A decisão recente do Conselho de Administração da Ecopetrol de suspender investimentos na ordem de US$ 3,6 bilhões na Bacia Permiana – um campo que cruza o Texas e o Novo México – pôs à prova a relação entre o governo e os trabalhadores do setor. A Ecopetrol estudou o local de perfuração (fracking) por mais de um ano e meio, e o negócio visava gerar mais lucros para a empresa, estimulando um aumento estimado em 9% na produção de barris. Mas o conselho, alinhado a Petro, rejeitou o projeto, citando preocupações ambientais e econômicas. A decisão acendeu controvérsias entre os trabalhadores do setor de combustíveis fósseis, para quem a descarbonização não deveria demandar a paralisação de novos projetos que aumentariam a produção de petróleo cru.
Para tratar do tema, a Phenomenal World entrevistou César Loza, presidente da USO, para discutir a história do sindicalismo no setor de combustíveis fósseis, os planos do governo Petro de promover a descarbonização da Ecopetrol e a perspectiva de uma transição verde justa.
Uma entrevista com César Loza, presidente da USO
camilo garzón: O que a chegada de Petro ao poder significou para a Ecopetrol?
césar loza: Concordamos com o governo em relação à necessidade de uma transição energética, de tal modo que se chegue a uma combinação de fontes limpas de energia e se diminua gradativamente nossa dependência de combustíveis fósseis. Mas também temos fortes discordâncias. Para uma transição energética sustentável, acreditamos na necessidade de três elementos fundamentais. O primeiro é vontade política. Vários atores precisam ter vontade política para que uma transição energética ocorra. Hoje, os trabalhadores, as comunidades locais, os sindicatos, as empresas, os governos locais e o governo nacional parecem compartilhar esse desejo, então há poucas discordâncias aqui. O segundo elemento tem a ver com nossas fontes de energia: eólica, solar e geotérmica. Também estamos alinhados nesse ponto, pois a Colômbia tem forte potencial para desenvolver esses setores. No entanto, há um terceiro elemento sem o qual uma transição energética não pode acontecer, que são os recursos econômicos. Já afirmamos isso anteriormente: o financiamento exigido para a transição energética deve vir do próprio setor de gás natural e petróleo. Infelizmente, o governo não entendeu isso. O presidente Petro fala constantemente de uma transição energética, mas de onde virá o dinheiro? Qualquer governo, seja de esquerda ou de direita, que proponha uma reforma tributária – como o governo fez em seu primeiro ano – a fim de aumentar as receitas para obter recursos para uma transição energética corre o risco de enfrentar insatisfação popular. Ela não vai acontecer.1
Dissemos ao presidente da República, ao ministro da Fazenda, ao presidente da Agencia Nacional de Hidrocarburos (Agência Nacional de Hidrocarbonetos) e ao presidente da Ecopetrol que apoiamos uma curva básica, com rigor técnico, para um teto de produção de barris – por exemplo, um teto de 750 mil ou 800 mil barris por dia. Tudo o que for produzido acima desse teto deve ser investido na transição energética. Esse compromisso claramente requer uma indústria forte e robusta. Em vez disso, porém, notamos o desinvestimento em diferentes campos de petróleo – nisso estamos em evidente e profundo desacordo com o governo.
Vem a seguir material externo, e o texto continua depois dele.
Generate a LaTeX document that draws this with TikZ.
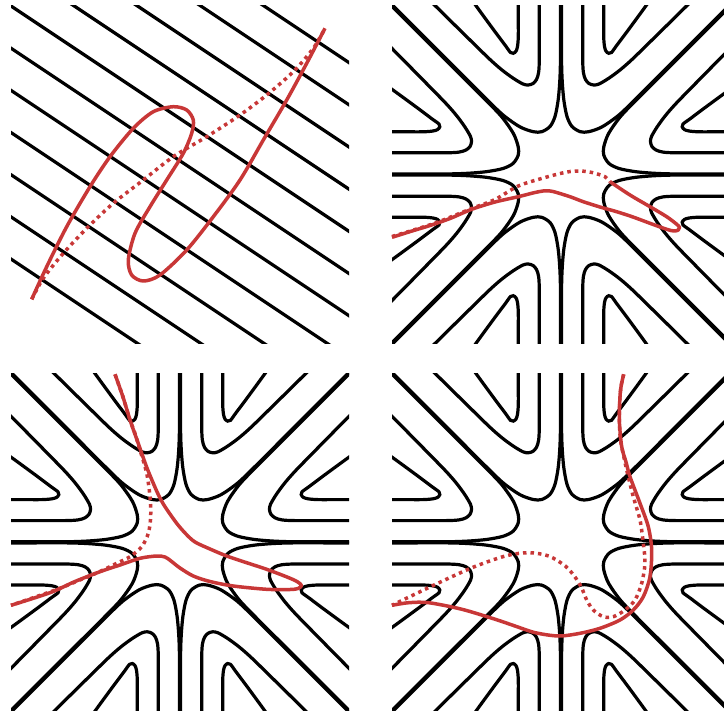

Um exemplo é a decisão da Ecopetrol de cortar o orçamento de investimentos deste ano, de US$ 4,5 bilhões para US$ 2,5 bilhões. A decisão terá impacto tanto na exploração quanto na produção de petróleo e de gás natural. Sem falar do arcabouço fiscal de médio prazo projetado para 2026, dada a expectativa de um crescimento da produção da companhia para até 850 mil barris de petróleo cru por dia. Na toada atual, porém, é pouco provável que essa meta seja atingida.
Em uma entrevista em 4 de março, o ministro de Minas e Energia, Andrés Camacho, afirmou que atingir uma produção diária de 1 milhão de barris de petróleo era um grande desafio para o país. Depois, o ministro da Fazenda ecoou esse sentimento. Recentemente, a Agência Nacional de Hidrocarbonetos formou um comitê interinstitucional com a meta de reativar o setor de petróleo e gás natural. A USO pediu para ser incluída nesse comitê, pois ajudar a formatar a política relativa ao desenvolvimento do setor é algo que nos beneficia. Mas há interesses conflitantes. Um exemplo-chave: o Ministério do Ambiente e do Desenvolvimento Sustentável se opõe ao fortalecimento da capacidade produtiva do setor.
cg: Para contextualizar um pouco: qual tem sido o papel histórico da USO na Ecopetrol?
cl: A USO foi fundada clandestinamente em Barrancabermeja em 10 de fevereiro de 1923: a organização celebrou seu centenário no ano passado. O sindicato serviu para defender os direitos dos trabalhadores empregados pela Tropical Oil Company [Companhia Tropical de Petróleo], uma multinacional estadunidense responsável por explorar o poço Infantas 2, descoberto em El Centro, no departamento de Santander. O poço está em operação desde 1918 e é o berço da indústria petrolífera colombiana.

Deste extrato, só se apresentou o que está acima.